— start of INPUT DATA —

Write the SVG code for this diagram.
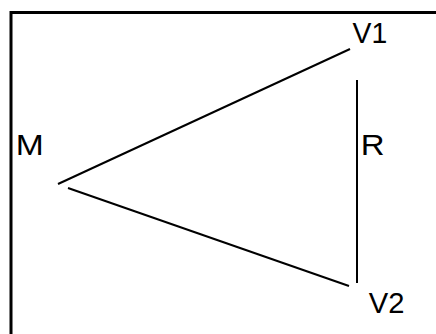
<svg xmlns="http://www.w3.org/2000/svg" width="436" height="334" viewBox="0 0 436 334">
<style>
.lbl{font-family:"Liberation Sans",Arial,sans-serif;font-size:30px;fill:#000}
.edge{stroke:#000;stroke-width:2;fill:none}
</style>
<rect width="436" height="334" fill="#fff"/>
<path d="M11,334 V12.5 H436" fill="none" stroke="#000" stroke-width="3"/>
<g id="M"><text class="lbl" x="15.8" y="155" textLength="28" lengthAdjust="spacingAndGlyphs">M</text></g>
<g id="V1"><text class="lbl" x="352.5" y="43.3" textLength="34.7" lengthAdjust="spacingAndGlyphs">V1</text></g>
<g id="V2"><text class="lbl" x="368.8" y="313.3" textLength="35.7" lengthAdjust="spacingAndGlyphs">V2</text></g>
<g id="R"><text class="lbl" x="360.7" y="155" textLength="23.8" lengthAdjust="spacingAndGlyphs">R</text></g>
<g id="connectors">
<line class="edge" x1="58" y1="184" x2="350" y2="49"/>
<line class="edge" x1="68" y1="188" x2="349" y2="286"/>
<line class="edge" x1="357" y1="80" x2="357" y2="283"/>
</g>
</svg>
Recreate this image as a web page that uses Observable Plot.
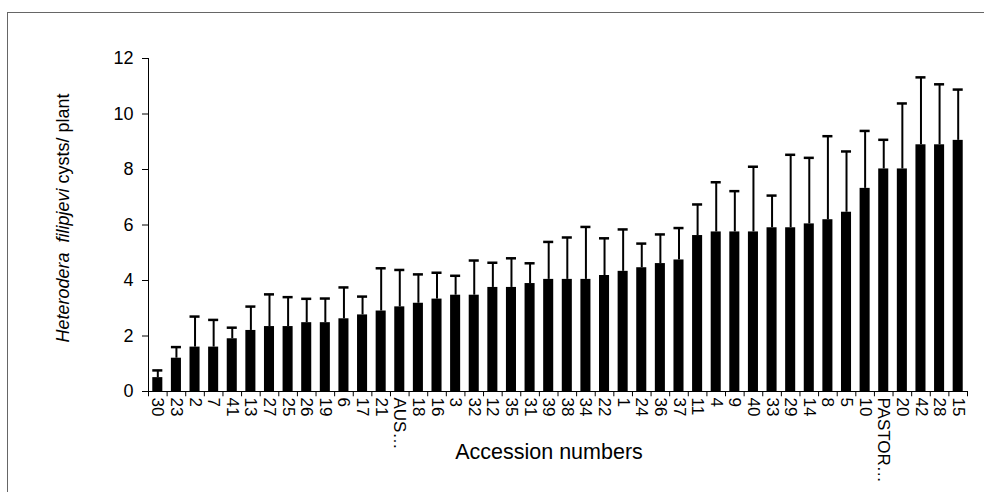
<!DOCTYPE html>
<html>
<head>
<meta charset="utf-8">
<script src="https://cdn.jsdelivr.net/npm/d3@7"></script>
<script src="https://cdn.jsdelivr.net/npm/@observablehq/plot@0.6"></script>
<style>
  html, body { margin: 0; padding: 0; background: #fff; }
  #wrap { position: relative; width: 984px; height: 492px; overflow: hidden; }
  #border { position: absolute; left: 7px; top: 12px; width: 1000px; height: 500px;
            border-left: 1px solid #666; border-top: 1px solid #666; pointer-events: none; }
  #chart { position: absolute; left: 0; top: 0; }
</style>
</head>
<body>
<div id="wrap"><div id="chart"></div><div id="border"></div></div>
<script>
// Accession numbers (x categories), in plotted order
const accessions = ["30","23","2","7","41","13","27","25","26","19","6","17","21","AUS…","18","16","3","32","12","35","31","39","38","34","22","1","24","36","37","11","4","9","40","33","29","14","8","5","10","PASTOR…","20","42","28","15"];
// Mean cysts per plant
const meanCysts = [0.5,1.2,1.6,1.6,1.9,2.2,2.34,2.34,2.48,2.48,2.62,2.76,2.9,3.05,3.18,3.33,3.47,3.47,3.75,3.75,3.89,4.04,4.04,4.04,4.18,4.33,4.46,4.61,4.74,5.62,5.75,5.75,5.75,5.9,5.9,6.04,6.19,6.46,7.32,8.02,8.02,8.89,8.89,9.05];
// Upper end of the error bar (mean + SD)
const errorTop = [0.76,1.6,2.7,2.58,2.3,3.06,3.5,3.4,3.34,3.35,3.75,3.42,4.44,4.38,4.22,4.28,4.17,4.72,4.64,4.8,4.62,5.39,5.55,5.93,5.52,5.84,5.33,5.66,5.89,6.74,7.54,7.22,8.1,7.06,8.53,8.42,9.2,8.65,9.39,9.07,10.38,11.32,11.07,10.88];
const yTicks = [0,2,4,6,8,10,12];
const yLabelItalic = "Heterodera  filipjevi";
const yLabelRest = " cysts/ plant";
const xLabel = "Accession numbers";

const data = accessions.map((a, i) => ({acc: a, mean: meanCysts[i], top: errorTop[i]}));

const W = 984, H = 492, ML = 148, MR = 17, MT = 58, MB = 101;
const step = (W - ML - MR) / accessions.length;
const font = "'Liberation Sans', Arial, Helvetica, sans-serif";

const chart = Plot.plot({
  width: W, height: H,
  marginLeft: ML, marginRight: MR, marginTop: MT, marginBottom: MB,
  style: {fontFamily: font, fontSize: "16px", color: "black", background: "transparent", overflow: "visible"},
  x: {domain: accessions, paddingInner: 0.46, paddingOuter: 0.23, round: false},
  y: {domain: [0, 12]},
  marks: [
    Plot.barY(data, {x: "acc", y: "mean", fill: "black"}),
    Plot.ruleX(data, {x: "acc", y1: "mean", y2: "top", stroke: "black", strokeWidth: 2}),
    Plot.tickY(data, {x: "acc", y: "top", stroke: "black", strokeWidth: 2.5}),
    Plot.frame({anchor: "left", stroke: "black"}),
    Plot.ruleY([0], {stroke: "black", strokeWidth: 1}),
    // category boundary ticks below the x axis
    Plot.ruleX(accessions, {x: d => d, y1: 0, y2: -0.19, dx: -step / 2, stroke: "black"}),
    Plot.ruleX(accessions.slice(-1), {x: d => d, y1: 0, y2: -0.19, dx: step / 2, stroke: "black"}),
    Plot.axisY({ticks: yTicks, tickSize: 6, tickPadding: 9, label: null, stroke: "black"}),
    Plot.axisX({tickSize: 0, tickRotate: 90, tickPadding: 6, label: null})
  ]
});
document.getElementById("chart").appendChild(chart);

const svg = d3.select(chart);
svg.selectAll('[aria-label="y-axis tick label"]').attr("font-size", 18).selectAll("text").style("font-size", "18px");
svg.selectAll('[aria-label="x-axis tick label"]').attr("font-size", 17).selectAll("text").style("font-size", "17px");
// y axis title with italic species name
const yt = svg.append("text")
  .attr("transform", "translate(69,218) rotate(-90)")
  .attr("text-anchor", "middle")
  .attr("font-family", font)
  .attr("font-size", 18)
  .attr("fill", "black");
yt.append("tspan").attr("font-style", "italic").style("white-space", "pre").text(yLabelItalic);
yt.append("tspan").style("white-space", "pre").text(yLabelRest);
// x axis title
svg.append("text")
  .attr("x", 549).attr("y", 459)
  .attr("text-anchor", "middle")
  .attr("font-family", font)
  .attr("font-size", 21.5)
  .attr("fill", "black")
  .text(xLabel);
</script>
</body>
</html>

— end of INPUT DATA —

Each record above should come back exactly the same, only without its pictures.

Write the SVG code for this diagram.
<svg xmlns="http://www.w3.org/2000/svg" width="436" height="334" viewBox="0 0 436 334">
<style>
.lbl{font-family:"Liberation Sans",Arial,sans-serif;font-size:30px;fill:#000}
.edge{stroke:#000;stroke-width:2;fill:none}
</style>
<rect width="436" height="334" fill="#fff"/>
<path d="M11,334 V12.5 H436" fill="none" stroke="#000" stroke-width="3"/>
<g id="M"><text class="lbl" x="15.8" y="155" textLength="28" lengthAdjust="spacingAndGlyphs">M</text></g>
<g id="V1"><text class="lbl" x="352.5" y="43.3" textLength="34.7" lengthAdjust="spacingAndGlyphs">V1</text></g>
<g id="V2"><text class="lbl" x="368.8" y="313.3" textLength="35.7" lengthAdjust="spacingAndGlyphs">V2</text></g>
<g id="R"><text class="lbl" x="360.7" y="155" textLength="23.8" lengthAdjust="spacingAndGlyphs">R</text></g>
<g id="connectors">
<line class="edge" x1="58" y1="184" x2="350" y2="49"/>
<line class="edge" x1="68" y1="188" x2="349" y2="286"/>
<line class="edge" x1="357" y1="80" x2="357" y2="283"/>
</g>
</svg>
Recreate this image as a web page that uses Observable Plot.
<!DOCTYPE html>
<html>
<head>
<meta charset="utf-8">
<script src="https://cdn.jsdelivr.net/npm/d3@7"></script>
<script src="https://cdn.jsdelivr.net/npm/@observablehq/plot@0.6"></script>
<style>
  html, body { margin: 0; padding: 0; background: #fff; }
  #wrap { position: relative; width: 984px; height: 492px; overflow: hidden; }
  #border { position: absolute; left: 7px; top: 12px; width: 1000px; height: 500px;
            border-left: 1px solid #666; border-top: 1px solid #666; pointer-events: none; }
  #chart { position: absolute; left: 0; top: 0; }
</style>
</head>
<body>
<div id="wrap"><div id="chart"></div><div id="border"></div></div>
<script>
// Accession numbers (x categories), in plotted order
const accessions = ["30","23","2","7","41","13","27","25","26","19","6","17","21","AUS…","18","16","3","32","12","35","31","39","38","34","22","1","24","36","37","11","4","9","40","33","29","14","8","5","10","PASTOR…","20","42","28","15"];
// Mean cysts per plant
const meanCysts = [0.5,1.2,1.6,1.6,1.9,2.2,2.34,2.34,2.48,2.48,2.62,2.76,2.9,3.05,3.18,3.33,3.47,3.47,3.75,3.75,3.89,4.04,4.04,4.04,4.18,4.33,4.46,4.61,4.74,5.62,5.75,5.75,5.75,5.9,5.9,6.04,6.19,6.46,7.32,8.02,8.02,8.89,8.89,9.05];
// Upper end of the error bar (mean + SD)
const errorTop = [0.76,1.6,2.7,2.58,2.3,3.06,3.5,3.4,3.34,3.35,3.75,3.42,4.44,4.38,4.22,4.28,4.17,4.72,4.64,4.8,4.62,5.39,5.55,5.93,5.52,5.84,5.33,5.66,5.89,6.74,7.54,7.22,8.1,7.06,8.53,8.42,9.2,8.65,9.39,9.07,10.38,11.32,11.07,10.88];
const yTicks = [0,2,4,6,8,10,12];
const yLabelItalic = "Heterodera  filipjevi";
const yLabelRest = " cysts/ plant";
const xLabel = "Accession numbers";

const data = accessions.map((a, i) => ({acc: a, mean: meanCysts[i], top: errorTop[i]}));

const W = 984, H = 492, ML = 148, MR = 17, MT = 58, MB = 101;
const step = (W - ML - MR) / accessions.length;
const font = "'Liberation Sans', Arial, Helvetica, sans-serif";

const chart = Plot.plot({
  width: W, height: H,
  marginLeft: ML, marginRight: MR, marginTop: MT, marginBottom: MB,
  style: {fontFamily: font, fontSize: "16px", color: "black", background: "transparent", overflow: "visible"},
  x: {domain: accessions, paddingInner: 0.46, paddingOuter: 0.23, round: false},
  y: {domain: [0, 12]},
  marks: [
    Plot.barY(data, {x: "acc", y: "mean", fill: "black"}),
    Plot.ruleX(data, {x: "acc", y1: "mean", y2: "top", stroke: "black", strokeWidth: 2}),
    Plot.tickY(data, {x: "acc", y: "top", stroke: "black", strokeWidth: 2.5}),
    Plot.frame({anchor: "left", stroke: "black"}),
    Plot.ruleY([0], {stroke: "black", strokeWidth: 1}),
    // category boundary ticks below the x axis
    Plot.ruleX(accessions, {x: d => d, y1: 0, y2: -0.19, dx: -step / 2, stroke: "black"}),
    Plot.ruleX(accessions.slice(-1), {x: d => d, y1: 0, y2: -0.19, dx: step / 2, stroke: "black"}),
    Plot.axisY({ticks: yTicks, tickSize: 6, tickPadding: 9, label: null, stroke: "black"}),
    Plot.axisX({tickSize: 0, tickRotate: 90, tickPadding: 6, label: null})
  ]
});
document.getElementById("chart").appendChild(chart);

const svg = d3.select(chart);
svg.selectAll('[aria-label="y-axis tick label"]').attr("font-size", 18).selectAll("text").style("font-size", "18px");
svg.selectAll('[aria-label="x-axis tick label"]').attr("font-size", 17).selectAll("text").style("font-size", "17px");
// y axis title with italic species name
const yt = svg.append("text")
  .attr("transform", "translate(69,218) rotate(-90)")
  .attr("text-anchor", "middle")
  .attr("font-family", font)
  .attr("font-size", 18)
  .attr("fill", "black");
yt.append("tspan").attr("font-style", "italic").style("white-space", "pre").text(yLabelItalic);
yt.append("tspan").style("white-space", "pre").text(yLabelRest);
// x axis title
svg.append("text")
  .attr("x", 549).attr("y", 459)
  .attr("text-anchor", "middle")
  .attr("font-family", font)
  .attr("font-size", 21.5)
  .attr("fill", "black")
  .text(xLabel);
</script>
</body>
</html>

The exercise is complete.